This past Sunday was my 33rd birthday. As I sit here typing this, reflecting on this birthday and comparing it to those of years past (because that’s what we do as adults, right?!), I’m surrounded by brightly colored cards that say things like, “It’s Your Birthday!” and “Have your cake and eat it too.” One of them, an orange card with a sparkly blue cupcake on the front of it, reads, “Birthdays just aren’t as big a deal as they were when we were kids…”

Yikes. That’s the cold honest truth, right? I’m getting older, and it’s just another year, right?

Shiny Hats and Cake for Days

When I was younger, particularly in grade school, I’d have a big party for my birthday in my parents’ backyard or at a local restaurant, and I’d invite everyone from my class. Even if we’d only worked together on one subtraction worksheet, or shared a seat on the bus to the class field trip months earlier and then never talked again, that person was invited.

It’d be a day of singing, games and wearing a shiny gold paper birthday hat. I’d indulge in pizza, ice cream, and too much candy, and open way too many presents. It was too much sugar, too much food, and too many presents for one child. But that was the point. Too much was the point.

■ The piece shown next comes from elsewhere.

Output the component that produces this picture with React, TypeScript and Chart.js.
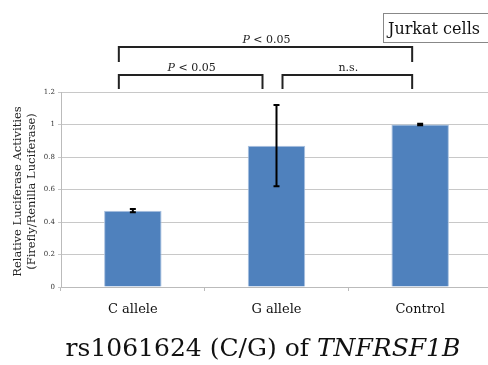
import React, { useEffect, useRef } from "react";
import { Chart, registerables } from "chart.js";

Chart.register(...registerables);

const categories = ["C allele", "G allele", "Control"];
const values = [0.47, 0.87, 1.0];
const errors = [0.01, 0.25, 0.004];
const yTickValues = [0, 0.2, 0.4, 0.6, 0.8, 1, 1.2];
const yTickLabels = ["0", "0.2", "0.4", "0.6", "0.8", "1", "1.2"];
const yTitleLines = ["Relative Luciferase Activities", "(Firefly/Renilla Luciferase)"];
const titleNormal = "rs1061624 (C/G) of ";
const titleItalic = "TNFRSF1B";
const cellLabel = "Jurkat cells";
// comparisons: [fromIndex, toIndex, level(0 = top), label]
const comparisons: [number, number, number, string][] = [
  [0, 2, 0, "P"],
  [0, 1, 1, "P"],
  [1, 2, 1, "n.s."],
];

const SERIF = "'DejaVu Serif', serif";

function drawSegments(ctx: CanvasRenderingContext2D, segs: { t: string; italic?: boolean }[], cx: number, y: number, size: number) {
  let total = 0;
  const widths = segs.map((s) => {
    ctx.font = `${s.italic ? "italic " : ""}${size}px ${SERIF}`;
    const w = ctx.measureText(s.t).width;
    total += w;
    return w;
  });
  let x = cx - total / 2;
  ctx.textAlign = "left";
  segs.forEach((s, i) => {
    ctx.font = `${s.italic ? "italic " : ""}${size}px ${SERIF}`;
    ctx.fillText(s.t, x, y);
    x += widths[i];
  });
}

const overlayPlugin = {
  id: "overlay",
  afterDatasetsDraw(chart: any) {
    const ctx: CanvasRenderingContext2D = chart.ctx;
    const xs = chart.scales.x;
    const ys = chart.scales.y;
    ctx.save();
    ctx.strokeStyle = "#000";
    ctx.lineWidth = 2;
    values.forEach((v, i) => {
      const x = xs.getPixelForValue(i);
      const yt = ys.getPixelForValue(v + errors[i]);
      const yb = ys.getPixelForValue(v - errors[i]);
      ctx.beginPath();
      ctx.moveTo(x, yt);
      ctx.lineTo(x, yb);
      ctx.moveTo(x - 3, yt);
      ctx.lineTo(x + 3, yt);
      ctx.moveTo(x - 3, yb);
      ctx.lineTo(x + 3, yb);
      ctx.stroke();
    });
    ctx.restore();
  },
  afterDraw(chart: any) {
    const ctx: CanvasRenderingContext2D = chart.ctx;
    const xs = chart.scales.x;
    const area = chart.chartArea;
    ctx.save();
    // y axis title
    ctx.fillStyle = "#222";
    ctx.font = `11.5px ${SERIF}`;
    ctx.textAlign = "center";
    ctx.textBaseline = "middle";
    const cy = (area.top + area.bottom) / 2 + 2;
    yTitleLines.forEach((line, i) => {
      ctx.save();
      ctx.translate(18 + i * 14, cy);
      ctx.rotate(-Math.PI / 2);
      ctx.fillText(line, 0, 0);
      ctx.restore();
    });

    // brackets
    ctx.strokeStyle = "#222";
    ctx.lineWidth = 2;
    ctx.fillStyle = "#222";
    ctx.textBaseline = "alphabetic";
    const levelY = [47, 75];
    const levelBottom = [62, 89];
    comparisons.forEach(([a, b, lvl, label]) => {
      const x1 = xs.getPixelForValue(a) - (a === 0 ? 14 : -6);
      const x2 = xs.getPixelForValue(b) - (b === 2 ? 8 : 14);
      const y = levelY[lvl];
      ctx.beginPath();
      ctx.moveTo(x1, levelBottom[lvl]);
      ctx.lineTo(x1, y);
      ctx.lineTo(x2, y);
      ctx.lineTo(x2, levelBottom[lvl]);
      ctx.stroke();
      const cx = (x1 + x2) / 2 + 1;
      if (label === "P") {
        drawSegments(ctx, [{ t: "P", italic: true }, { t: " < 0.05" }], cx, y - 4, 11);
      } else {
        drawSegments(ctx, [{ t: label }], cx, y - 4, 11);
      }
    });

    // Jurkat cells box
    ctx.fillStyle = "#fff";
    ctx.fillRect(383, 13, 120, 30);
    ctx.strokeStyle = "#888";
    ctx.lineWidth = 1;
    ctx.strokeRect(383.5, 13.5, 120, 29);
    ctx.fillStyle = "#111";
    ctx.font = `16px ${SERIF}`;
    ctx.textAlign = "left";
    ctx.fillText(cellLabel, 388, 34);

    // bottom title
    ctx.fillStyle = "#111";
    drawSegments(ctx, [{ t: titleNormal }, { t: titleItalic, italic: true }], 263, 356, 25);
    ctx.restore();
  },
};

export default function App() {
  const ref = useRef<HTMLCanvasElement | null>(null);
  useEffect(() => {
    if (!ref.current) return;
    const chart = new Chart(ref.current, {
      type: "bar",
      data: {
        labels: categories,
        datasets: [
          {
            data: values,
            backgroundColor: "#4F81BD",
            borderColor: "#A9C1DF",
            borderWidth: 1,
            barPercentage: 0.4,
            categoryPercentage: 1,
          },
        ],
      },
      options: {
        animation: false,
        responsive: false,
        layout: { padding: { left: 0, top: 92, right: 8, bottom: 0 } },
        plugins: { legend: { display: false }, tooltip: { enabled: false }, title: { display: false } },
        scales: {
          x: {
            grid: { drawOnChartArea: false, tickLength: 4, color: "#bbb", offset: true },
            border: { color: "#bbb" },
            ticks: { font: { family: SERIF, size: 13 }, color: "#111", padding: 11 },
            afterFit: (s: any) => {
              s.height = 365 - 287;
            },
          },
          y: {
            min: 0,
            max: 1.2,
            afterBuildTicks: (s: any) => {
              s.ticks = yTickValues.map((v) => ({ value: v }));
            },
            ticks: {
              font: { family: SERIF, size: 7 },
              color: "#333",
              padding: 3,
              callback: (_v: any, i: number) => yTickLabels[i],
            },
            grid: { color: "#c8c8c8", tickLength: 3 },
            border: { color: "#bbb" },
            afterFit: (s: any) => {
              s.width = 61;
            },
          },
        },
      },
      plugins: [overlayPlugin],
    });
    return () => chart.destroy();
  }, []);
  return (
    <div style={{ position: "fixed", left: 0, top: 0, width: 488, height: 365, overflow: "hidden", background: "#fff" }}>
      <canvas ref={ref} width={500} height={365} style={{ display: "block" }} />
    </div>
  );
}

As I got older, the number of invitees was smaller, and there were less presents, but there were sleepovers with my friends where we’d pile into someone’s parents’ basement. Armed with Pepsi, Doritos, movie theatre butter popcorn, Oreos and Chips Ahoy, Skittles, peanut M&M’s, and several more varieties of candy and cookies, we’d watch romantic comedies and dance to 90’s pop songs until the early hours of the morning. There was too much food, too much sugar, and too little sleep.

Eventually, I’d arrived at the rite of passage birthday of 21, and spent my birthday donning a white and pink sash and accepting free tequila shots and cranberry vodkas from strangers while dancing at all of the bars in Rehoboth Beach. I spent the next day nursing my hangover by downing Bud Lights and eating way too many French fries under an umbrella on the sand.

When Too Much Isn’t Enough

At some point in my late 20s, I got tired of too much. The food comas, the stomach aches, the hangovers, and the exhaustion that followed a birthday of too much lasted longer than the celebration, and these symptoms were putting a black cloud over my birthday.

It took until my early 30s, to this birthday in 2018, to realize that what I wanted for my birthday was to experience all of my favorite things. A day, and a weekend, filled with my favorite activities, my favorite foods, and my favorite people. It mattered more who was there and what I ate, rather than how many or how much.

So it was yoga outside, running on my favorite trail, the best avocado toast I’ve ever had, and pesto parmesan pizza with my preferred IPA, and hours of conversation with my family and best friends.

What I was really exercising was the lesson of quantity over quality, and at the age of 33, I’m proud to say that I chose quality.